▶ **Given exercise**
Repeat the listing exactly as given, omitting every image.

▶ **Data excerpts**
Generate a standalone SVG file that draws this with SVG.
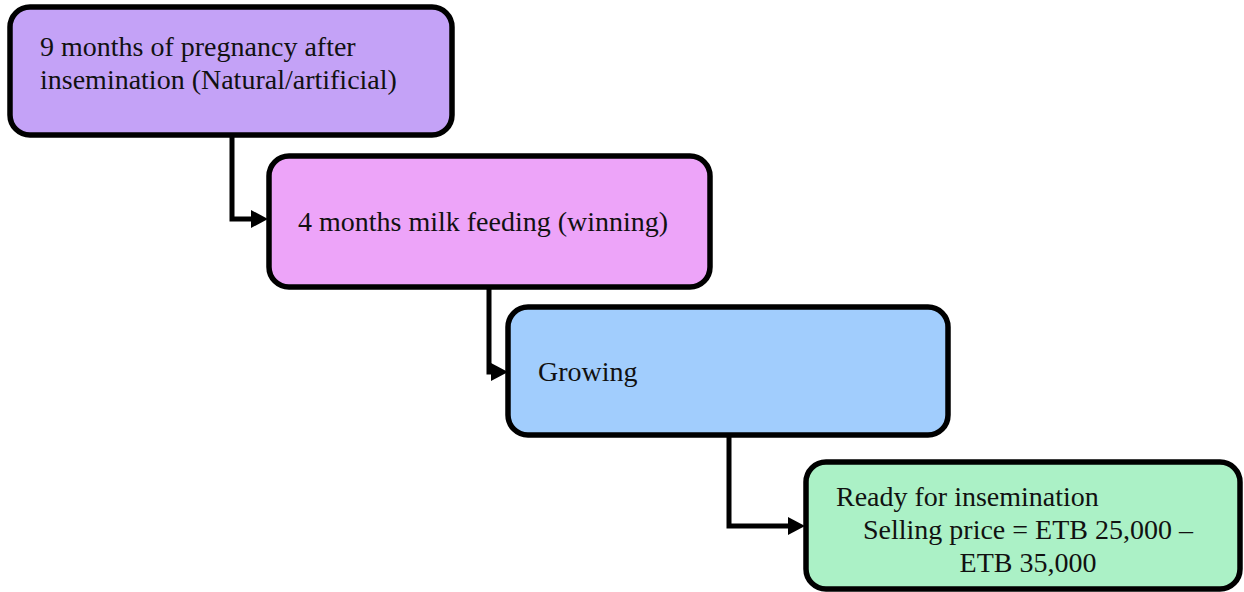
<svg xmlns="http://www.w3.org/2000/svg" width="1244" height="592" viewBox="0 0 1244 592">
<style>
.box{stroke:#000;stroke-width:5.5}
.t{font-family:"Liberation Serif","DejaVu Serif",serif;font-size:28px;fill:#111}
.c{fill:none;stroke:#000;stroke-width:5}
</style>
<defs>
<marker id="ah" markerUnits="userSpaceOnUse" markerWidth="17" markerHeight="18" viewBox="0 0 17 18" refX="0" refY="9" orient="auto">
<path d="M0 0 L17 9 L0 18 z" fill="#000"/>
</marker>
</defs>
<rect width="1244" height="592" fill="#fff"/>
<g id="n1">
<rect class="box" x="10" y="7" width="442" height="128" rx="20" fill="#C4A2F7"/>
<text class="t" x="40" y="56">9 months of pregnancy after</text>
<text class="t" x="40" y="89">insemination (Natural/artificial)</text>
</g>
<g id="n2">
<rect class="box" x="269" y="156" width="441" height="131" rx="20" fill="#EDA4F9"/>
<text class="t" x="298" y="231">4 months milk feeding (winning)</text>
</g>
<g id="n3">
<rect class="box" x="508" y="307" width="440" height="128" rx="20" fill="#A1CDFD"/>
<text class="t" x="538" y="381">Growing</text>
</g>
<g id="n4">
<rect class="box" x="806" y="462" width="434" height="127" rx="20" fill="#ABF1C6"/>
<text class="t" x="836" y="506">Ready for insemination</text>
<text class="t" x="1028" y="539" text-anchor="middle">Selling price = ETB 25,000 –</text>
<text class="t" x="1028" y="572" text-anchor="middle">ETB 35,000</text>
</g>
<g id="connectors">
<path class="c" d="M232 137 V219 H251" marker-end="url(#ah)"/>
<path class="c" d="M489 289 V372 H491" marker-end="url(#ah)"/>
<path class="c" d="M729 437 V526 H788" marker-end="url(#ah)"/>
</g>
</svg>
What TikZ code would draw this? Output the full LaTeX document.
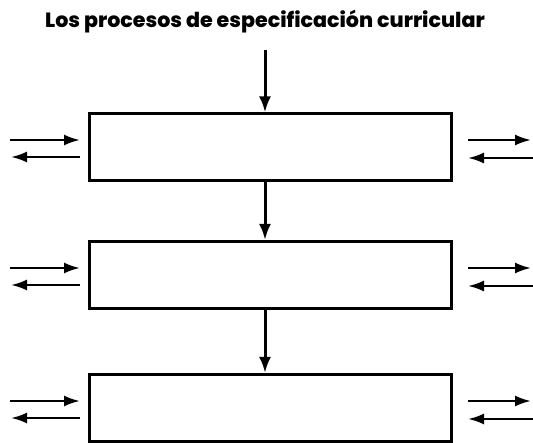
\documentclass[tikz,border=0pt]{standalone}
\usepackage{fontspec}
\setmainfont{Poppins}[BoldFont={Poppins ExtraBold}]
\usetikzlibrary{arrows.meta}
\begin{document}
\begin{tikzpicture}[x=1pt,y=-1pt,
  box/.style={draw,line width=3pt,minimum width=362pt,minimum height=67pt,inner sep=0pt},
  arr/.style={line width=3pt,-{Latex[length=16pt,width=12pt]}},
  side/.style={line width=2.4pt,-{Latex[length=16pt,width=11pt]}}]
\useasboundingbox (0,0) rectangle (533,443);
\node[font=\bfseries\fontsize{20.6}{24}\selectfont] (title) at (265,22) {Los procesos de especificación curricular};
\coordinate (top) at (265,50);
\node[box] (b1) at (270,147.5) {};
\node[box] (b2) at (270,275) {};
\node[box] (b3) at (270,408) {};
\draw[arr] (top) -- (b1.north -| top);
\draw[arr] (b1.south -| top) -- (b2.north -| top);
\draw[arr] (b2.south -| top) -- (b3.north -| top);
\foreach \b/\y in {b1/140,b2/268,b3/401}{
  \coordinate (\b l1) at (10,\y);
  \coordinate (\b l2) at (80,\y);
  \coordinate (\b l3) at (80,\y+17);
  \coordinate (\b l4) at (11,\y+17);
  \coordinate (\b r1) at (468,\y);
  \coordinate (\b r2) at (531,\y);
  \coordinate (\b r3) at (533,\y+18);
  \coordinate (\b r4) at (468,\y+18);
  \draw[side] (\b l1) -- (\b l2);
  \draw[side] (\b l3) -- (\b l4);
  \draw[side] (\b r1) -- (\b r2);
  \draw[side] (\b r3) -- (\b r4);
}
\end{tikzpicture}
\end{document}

▶ **Result**
Generate a standalone SVG file that draws this with SVG.
<svg xmlns="http://www.w3.org/2000/svg" width="1244" height="592" viewBox="0 0 1244 592">
<style>
.box{stroke:#000;stroke-width:5.5}
.t{font-family:"Liberation Serif","DejaVu Serif",serif;font-size:28px;fill:#111}
.c{fill:none;stroke:#000;stroke-width:5}
</style>
<defs>
<marker id="ah" markerUnits="userSpaceOnUse" markerWidth="17" markerHeight="18" viewBox="0 0 17 18" refX="0" refY="9" orient="auto">
<path d="M0 0 L17 9 L0 18 z" fill="#000"/>
</marker>
</defs>
<rect width="1244" height="592" fill="#fff"/>
<g id="n1">
<rect class="box" x="10" y="7" width="442" height="128" rx="20" fill="#C4A2F7"/>
<text class="t" x="40" y="56">9 months of pregnancy after</text>
<text class="t" x="40" y="89">insemination (Natural/artificial)</text>
</g>
<g id="n2">
<rect class="box" x="269" y="156" width="441" height="131" rx="20" fill="#EDA4F9"/>
<text class="t" x="298" y="231">4 months milk feeding (winning)</text>
</g>
<g id="n3">
<rect class="box" x="508" y="307" width="440" height="128" rx="20" fill="#A1CDFD"/>
<text class="t" x="538" y="381">Growing</text>
</g>
<g id="n4">
<rect class="box" x="806" y="462" width="434" height="127" rx="20" fill="#ABF1C6"/>
<text class="t" x="836" y="506">Ready for insemination</text>
<text class="t" x="1028" y="539" text-anchor="middle">Selling price = ETB 25,000 –</text>
<text class="t" x="1028" y="572" text-anchor="middle">ETB 35,000</text>
</g>
<g id="connectors">
<path class="c" d="M232 137 V219 H251" marker-end="url(#ah)"/>
<path class="c" d="M489 289 V372 H491" marker-end="url(#ah)"/>
<path class="c" d="M729 437 V526 H788" marker-end="url(#ah)"/>
</g>
</svg>
What TikZ code would draw this? Output the full LaTeX document.
\documentclass[tikz,border=0pt]{standalone}
\usepackage{fontspec}
\setmainfont{Poppins}[BoldFont={Poppins ExtraBold}]
\usetikzlibrary{arrows.meta}
\begin{document}
\begin{tikzpicture}[x=1pt,y=-1pt,
  box/.style={draw,line width=3pt,minimum width=362pt,minimum height=67pt,inner sep=0pt},
  arr/.style={line width=3pt,-{Latex[length=16pt,width=12pt]}},
  side/.style={line width=2.4pt,-{Latex[length=16pt,width=11pt]}}]
\useasboundingbox (0,0) rectangle (533,443);
\node[font=\bfseries\fontsize{20.6}{24}\selectfont] (title) at (265,22) {Los procesos de especificación curricular};
\coordinate (top) at (265,50);
\node[box] (b1) at (270,147.5) {};
\node[box] (b2) at (270,275) {};
\node[box] (b3) at (270,408) {};
\draw[arr] (top) -- (b1.north -| top);
\draw[arr] (b1.south -| top) -- (b2.north -| top);
\draw[arr] (b2.south -| top) -- (b3.north -| top);
\foreach \b/\y in {b1/140,b2/268,b3/401}{
  \coordinate (\b l1) at (10,\y);
  \coordinate (\b l2) at (80,\y);
  \coordinate (\b l3) at (80,\y+17);
  \coordinate (\b l4) at (11,\y+17);
  \coordinate (\b r1) at (468,\y);
  \coordinate (\b r2) at (531,\y);
  \coordinate (\b r3) at (533,\y+18);
  \coordinate (\b r4) at (468,\y+18);
  \draw[side] (\b l1) -- (\b l2);
  \draw[side] (\b l3) -- (\b l4);
  \draw[side] (\b r1) -- (\b r2);
  \draw[side] (\b r3) -- (\b r4);
}
\end{tikzpicture}
\end{document}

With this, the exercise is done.